Guess Who’s Coming to Dinner is about prejudice. Not just based on colour but on age, too. Many characters are carrying around some sort of prejudice, whether they know it or not, just like in real life. The narrative is a very contrived one, but it’s something that can largely be forgiven and ignored considering what we get: a very powerful and gripping film about people talking to each other.
John Prentice (Sidney Poitier) and Joanne Drayton (Katherine Houghton) are in love and want to be married. Complication is that they haven’t even known each other two weeks, so of course their parents are going to have objections. Well, perhaps that’s what the film would be about if it was made today. Even then, it seems like the elephant in the room – something Joanne’s father (Spencer Tracey) might be grasping at the whole time. It does undermine the film quite a bit, especially since there’s no reason for the couple not to have known each other longer (plot-wise) or simply decide to take the time to get to know each other better over a year first. While aware of these failings I don’t think them that important on balance as I was riveted throughout, completely absorbed in so many of the conversations and on the edge of tears for such a long duration. There’s very little relief and it’s almost as exhausting emotionally to watch as it is impossible to walk away from.
The main focus is on marriage between people of differing skin colour. Many people have problems with it, be they liberals championing equal rights (in theory), black, white, working class. There are obvious gulfs between many of the characters in the film and it’s certainly nice to see quite a variety of people from different backgrounds with variously prejudiced views. Prejudice is something I think that human beings are prone too, and those who do not examine themselves as possible harbourers may unwittingly provide it a safe haven.
The acting is excellent, perhaps with the notable exception of Houghton, whose role is that of the annoying, happy, headstrong girl who’s madly in love but doesn’t seem to give a monkey’s what anyone else thinks or feels. Of course, this isn’t how the narrative wants to represent her, it’s merely my opinion of such people who seem to think they exist in a vacuum and by following their heart and whims can never affect anyone else negatively. Indeed, I see no reason why Poitier’s character (and everyone else) is so crazy about her in the film, other than because IT IS WRITTEN! Thankfully, there’s a lot more of the other characters than there is Houghton’s.

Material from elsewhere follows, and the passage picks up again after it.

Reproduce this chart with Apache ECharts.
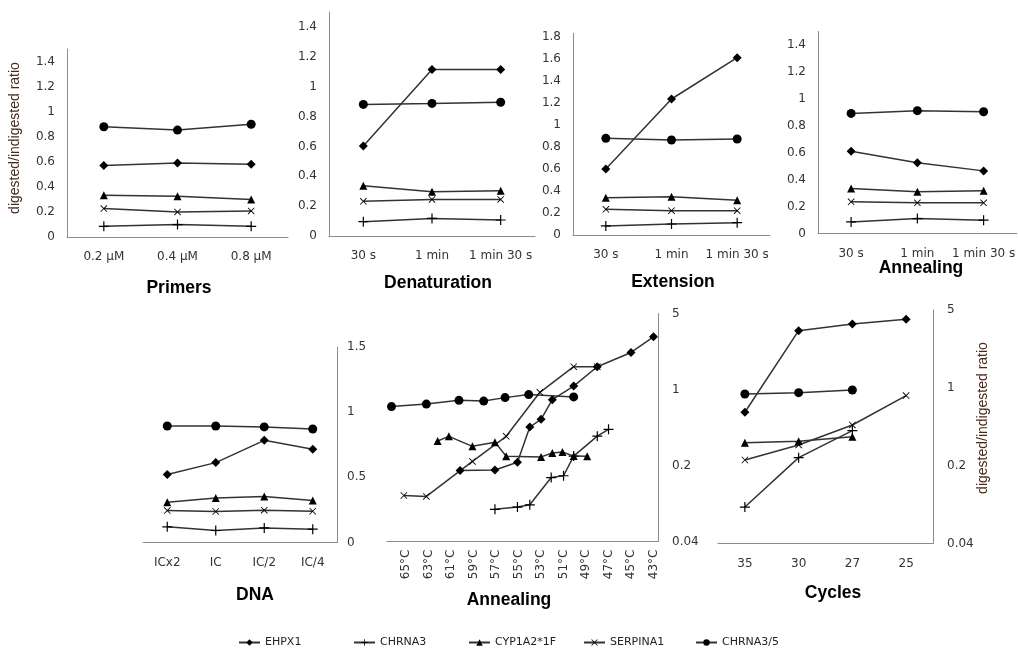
<!DOCTYPE html>
<html>
<head>
<meta charset="utf-8">
<script src="https://cdn.jsdelivr.net/npm/echarts@6/dist/echarts.min.js"></script>
<style>
  html, body { margin: 0; padding: 0; background: #fff; }
  #chart { width: 1018px; height: 648px; }
</style>
</head>
<body>
<div id="chart"></div>
<script>
// series names (legend order)
const seriesNames = ['EHPX1', 'CHRNA3', 'CYP1A2*1F', 'SERPINA1', 'CHRNA3/5']

// Primers
const primerCats = ['0.2 µM', '0.4 µM', '0.8 µM']
const primerEHPX1 = [0.57, 0.59, 0.58]
const primerCHRNA3 = [0.085, 0.099, 0.085]
const primerCYP = [0.333, 0.325, 0.30]
const primerSERP = [0.227, 0.20, 0.208]
const primerCHRNA35 = [0.88, 0.853, 0.90]

// Denaturation
const timeCats = ['30 s', '1 min', '1 min 30 s']
const denatEHPX1 = [0.602, 1.115, 1.115]
const denatCHRNA3 = [0.096, 0.118, 0.107]
const denatCYP = [0.337, 0.297, 0.303]
const denatSERP = [0.232, 0.245, 0.245]
const denatCHRNA35 = [0.881, 0.888, 0.896]

// Extension
const extEHPX1 = [0.599, 1.234, 1.609]
const extCHRNA3 = [0.082, 0.10, 0.112]
const extCYP = [0.339, 0.348, 0.315]
const extSERP = [0.233, 0.221, 0.221]
const extCHRNA35 = [0.877, 0.862, 0.871]

// Annealing (time)
const annEHPX1 = [0.61, 0.525, 0.465]
const annCHRNA3 = [0.086, 0.111, 0.099]
const annCYP = [0.335, 0.31, 0.317]
const annSERP = [0.235, 0.228, 0.228]
const annCHRNA35 = [0.892, 0.912, 0.904]

// DNA
const dnaCats = ['ICx2', 'IC', 'IC/2', 'IC/4']
const dnaEHPX1 = [0.521, 0.613, 0.784, 0.715]
const dnaCHRNA3 = [0.12, 0.092, 0.112, 0.102]
const dnaCYP = [0.309, 0.342, 0.353, 0.322]
const dnaSERP = [0.245, 0.238, 0.248, 0.24]
const dnaCHRNA35 = [0.894, 0.894, 0.887, 0.871]

// Annealing (temperature, log scale)
const tempTicks = [65, 63, 61, 59, 57, 55, 53, 51, 49, 47, 45, 43]
const tEHPX1 = [60.2, 57.1, 55.1, 54.0, 53.0, 52.0, 50.1, 48.0, 45.0, 43.0]
const vEHPX1 = [0.18, 0.182, 0.214, 0.452, 0.532, 0.807, 1.075, 1.62, 2.19, 3.05]
const tCHRNA3 = [57.1, 55.1, 54.0, 52.1, 51.0, 50.1, 48.0, 47.0]
const vCHRNA3 = [0.079, 0.083, 0.087, 0.155, 0.161, 0.244, 0.372, 0.43]
const tCYP = [62.2, 61.2, 59.1, 57.1, 56.1, 53.0, 52.0, 51.1, 50.1, 48.9]
const vCYP = [0.336, 0.371, 0.30, 0.328, 0.243, 0.24, 0.261, 0.266, 0.244, 0.243]
const tSERP = [65.2, 63.2, 59.1, 56.1, 53.1, 50.1, 48.0]
const vSERP = [0.106, 0.104, 0.218, 0.371, 0.942, 1.62, 1.62]
const tCHRNA35 = [66.3, 63.2, 60.3, 58.1, 56.2, 54.1, 50.1]
const vCHRNA35 = [0.696, 0.734, 0.795, 0.782, 0.842, 0.898, 0.855]

// Cycles (log scale)
const cycleCats = ['35', '30', '27', '25']
const cycEHPX1 = [0.604, 3.26, 3.75, 4.13]
const cycCHRNA3 = [0.085, 0.236, 0.413, null]
const cycCYP = [0.322, 0.331, 0.364, null]
const cycSERP = [0.225, 0.307, 0.464, 0.852]
const cycCHRNA35 = [0.88, 0.905, 0.957, null]

const chart = echarts.init(document.getElementById('chart'))

// 标记形状
const plusPath = 'path://M4.4,0H5.6V10H4.4Z M0,4.4H10V5.6H0Z'
const crossPath = 'path://M0.85,0L10,9.15L9.15,10L0,0.85Z M9.15,0L10,0.85L0.85,10L0,9.15Z'
const symbols = ['diamond', plusPath, 'triangle', crossPath, 'circle']
const symbolSizes = [9, 10, 8, 7, 9]

const axisColor = '#8c8c8c'
const labelFont = { fontFamily: 'DejaVu Sans', fontSize: 12, color: '#333' }

const grids = [
  { left: 67, top: 49, width: 221, height: 188 },
  { left: 329, top: 12, width: 206, height: 224 },
  { left: 573, top: 33.3, width: 197, height: 201.7 },
  { left: 818, top: 31.5, width: 200, height: 202 },
  { left: 143, top: 347, width: 194, height: 195.5 },
  { left: 387, top: 313.5, width: 271, height: 228 },
  { left: 718, top: 310, width: 215, height: 233.5 }
]

const catAxis = (i, data) => ({
  type: 'category',
  gridIndex: i,
  data,
  axisLine: { onZero: false, lineStyle: { color: axisColor } },
  axisTick: { show: false },
  axisLabel: { ...labelFont, interval: 0, margin: 14 },
  splitLine: { show: false }
})

const linAxis = (i, max, interval, right) => ({
  type: 'value',
  gridIndex: i,
  position: right ? 'right' : 'left',
  min: 0,
  max,
  interval,
  axisLine: { show: true, lineStyle: { color: axisColor } },
  axisTick: { show: false },
  axisLabel: { ...labelFont, margin: right ? 10 : 12, showMaxLabel: right ? true : false },
  splitLine: { show: false }
})

const logAxis = i => ({
  type: 'log',
  logBase: 5,
  gridIndex: i,
  position: 'right',
  min: 0.04,
  max: 5,
  axisLine: { show: true, lineStyle: { color: axisColor } },
  axisTick: { show: false },
  axisLabel: { ...labelFont, margin: 14, formatter: v => String(+v.toFixed(2)) },
  splitLine: { show: false },
  minorTick: { show: false }
})

const xAxes = [
  catAxis(0, primerCats),
  catAxis(1, timeCats),
  catAxis(2, timeCats),
  catAxis(3, timeCats),
  catAxis(4, dnaCats),
  {
    type: 'value',
    gridIndex: 5,
    inverse: true,
    min: 42.6,
    max: 66.7,
    axisLine: { onZero: false, lineStyle: { color: axisColor } },
    axisTick: { show: false },
    axisLabel: { ...labelFont, rotate: 90, margin: 8, customValues: tempTicks, formatter: v => v + '°C' },
    splitLine: { show: false }
  },
  catAxis(6, cycleCats)
]

const yAxes = [
  linAxis(0, 1.5, 0.2),
  linAxis(1, 1.5, 0.2),
  linAxis(2, 1.83, 0.2),
  linAxis(3, 1.5, 0.2),
  linAxis(4, 1.5, 0.5, true),
  logAxis(5),
  logAxis(6)
]

const panelData = [
  [primerEHPX1, primerCHRNA3, primerCYP, primerSERP, primerCHRNA35],
  [denatEHPX1, denatCHRNA3, denatCYP, denatSERP, denatCHRNA35],
  [extEHPX1, extCHRNA3, extCYP, extSERP, extCHRNA35],
  [annEHPX1, annCHRNA3, annCYP, annSERP, annCHRNA35],
  [dnaEHPX1, dnaCHRNA3, dnaCYP, dnaSERP, dnaCHRNA35],
  [
    tEHPX1.map((t, k) => [t, vEHPX1[k]]),
    tCHRNA3.map((t, k) => [t, vCHRNA3[k]]),
    tCYP.map((t, k) => [t, vCYP[k]]),
    tSERP.map((t, k) => [t, vSERP[k]]),
    tCHRNA35.map((t, k) => [t, vCHRNA35[k]])
  ],
  [cycEHPX1, cycCHRNA3, cycCYP, cycSERP, cycCHRNA35]
]

const series = []
panelData.forEach((panel, p) => {
  panel.forEach((data, s) => {
    series.push({
      name: seriesNames[s],
      type: 'line',
      xAxisIndex: p,
      yAxisIndex: p,
      data,
      symbol: symbols[s],
      symbolSize: symbolSizes[s],
      showAllSymbol: true,
      lineStyle: { color: '#333', width: 1.5 },
      itemStyle: { color: '#000' },
      emphasis: { disabled: true }
    })
  })
})

// 图例位置
const legendLeft = [233, 348, 463, 578, 690]
const legends = seriesNames.map((n, i) => ({
  data: [n],
  left: legendLeft[i],
  top: 632,
  itemWidth: 21,
  itemHeight: 8,
  itemGap: 4,
  textStyle: { fontFamily: 'DejaVu Sans', fontSize: 11, color: '#222' },
  selectedMode: false
}))

const titleStyle = { fontFamily: 'Liberation Sans', fontSize: 17.5, fontWeight: 'bold', fill: '#000', textAlign: 'center', textVerticalAlign: 'middle' }
const titles = [
  ['Primers', 179, 288],
  ['Denaturation', 438, 283],
  ['Extension', 673, 282],
  ['Annealing', 921, 268],
  ['DNA', 255, 595],
  ['Annealing', 509, 600],
  ['Cycles', 833, 593]
]
const nameStyle = { fontFamily: 'Liberation Sans', fontSize: 14, fill: '#4a2a1a', textAlign: 'center', textVerticalAlign: 'middle' }

const graphic = titles.map(([text, x, y]) => ({ type: 'text', x, y, style: { text, ...titleStyle } }))
graphic.push({ type: 'text', x: 15, y: 138, rotation: Math.PI / 2, style: { text: 'digested/indigested ratio', ...nameStyle } })
graphic.push({ type: 'text', x: 983, y: 418, rotation: Math.PI / 2, style: { text: 'digested/indigested ratio', ...nameStyle } })

chart.setOption({
  animation: false,
  backgroundColor: '#fff',
  grid: grids,
  xAxis: xAxes,
  yAxis: yAxes,
  legend: legends,
  series,
  graphic
})
</script>
</body>
</html>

Spencer Tracey is a primary focal point. He’s great as the young girl’s dad, but many of his faces are very familiar and not too different from Fury, in which he played a very different role. While I’m still unconvinced as to his greatness, I must admit that Katherine (“The Great”) Hepburn also puts in a familiar performance (especially the tears).
I really loved Guess Who’s Coming to Dinner. That doesn’t mean I’m completely blind to its faults but I think that they largely don’t matter. One concern I do have is that in suggesting that nobody could have legitimate, unprejudiced reservations about their kids getting married, knowing each other less than two weeks (why, oh why does the plot do this absolutely stupid thing?!?), it bludgeons all opposition as being merely prejudiced and bigoted when this is not necessarily the case. This is a danger that is now coming to fruition in many debates about rights of all kinds: they are increasingly polarised and people with legitimate, unprejudiced concerns are being smeared as hate-filled bigots. There’s also a worryingly fascistic element emerging that wants to criminalise anyone who doesn’t agree with their views and throw those they’ve tarred and feathered as modern-day heretics (in an increasingly politically correct world) into prison. This is not directly the fault of the film, but it is something such a weak narrative element is in danger of implying to a mass of people increasingly disinterested in pursuing subjects to any depth. At the time Guess Who’s Coming to Dinner was made, racial prejudice in the US was a very serious problem, while the more modern one that I think will become more serious over the next fifty years wasn’t. In my mind it’s important to be on guard about prejudice but it’s equally important not to be swept up in a raging lynch mob of those attacking people with differing views (i.e. it is prejudice to say that somebody is prejudiced or a bigot with absolutely zero evidence merely because they disagree with us).
Watch it and see what you think. I’ve focused quite a lot on what I see as the film’s failures because I loved so much about it that I was concerned that blind enthusiasm would mislead. It’s not perfect but it’s still a great, challenging film that deserves to be seen. At the very least, it should be thought-provoking.